2) Le cas de biens particuliers
Certains biens seront soumis à des formalités supplémentaires, il s’agit :
- des biens immobiliers, qui sont affectés par l’intermédiaire d’un notaire et soumis à la publicité foncière.
- Des biens d’une valeur supérieure à 30.000 euros, qui doivent faire l’objet d’une évaluation par un commissaire aux comptes, un expert-comptable, une association de gestion et de comptabilité ou bien un notaire.
- des biens communs ou indivis, qui requièrent l’accord préalable du conjoint (pour un bien commun) ou des co-indivisaires (pour un bien indivis).

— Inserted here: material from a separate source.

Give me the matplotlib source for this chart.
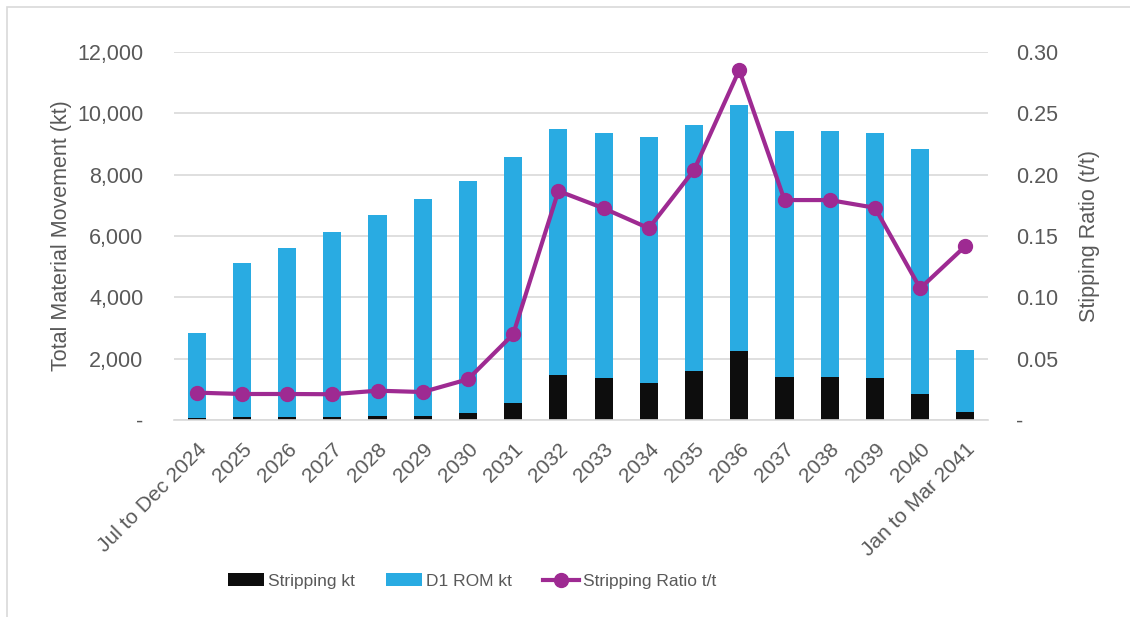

B) La déclaration d’affectation
1) L’enregistrement de la déclaration
La déclaration est à adresser à votre Centre de Formalité des Entreprises (C.F.E.), qui la transmettra selon le cas :
- au répertoire des métiers auquel vous êtes immatriculé, si vous exercez une activité artisanale,
- au registre de votre choix, si vous êtes immatriculé à la fois au registre du commerce et des sociétés et au répertoire des métiers,
- au registre spécial des agents commerciaux auquel vous êtes immatriculé, si vous êtes agent commercial,
- au registre spécial des E.I.R.L., tenu au greffe du tribunal statuant en matière commerciale du lieu de votre principal établissement, si vous n’êtes pas tenu de vous immatriculer à un registre de publicité légale (c’est-à-dire si vous exercez une activité libérale ou si vous êtes auto-entrepreneur dispensé d’immatriculation),
- au registre de l’agriculture de la chambre d’agriculture compétente, si vous êtes exploitant agricole,
- au registre du commerce et des sociétés auquel vous êtes immatriculé, si vous exercez une activité commerciale.
2) La modification de la déclaration
Votre patrimoine affecté aura naturellement vocation à évoluer au gré de votre activité. Ainsi les fruits et produits de votre activité professionnelle entreront dans le patrimoine affecté.
Cependant, en cas d’affectation de nouveaux biens immobiliers, ou d’une valeur supérieure à 30.000 euros ou encore de biens communs ou indivis, il faudra déposer une déclaration modificative au lieu de dépôt de la déclaration d'affectation.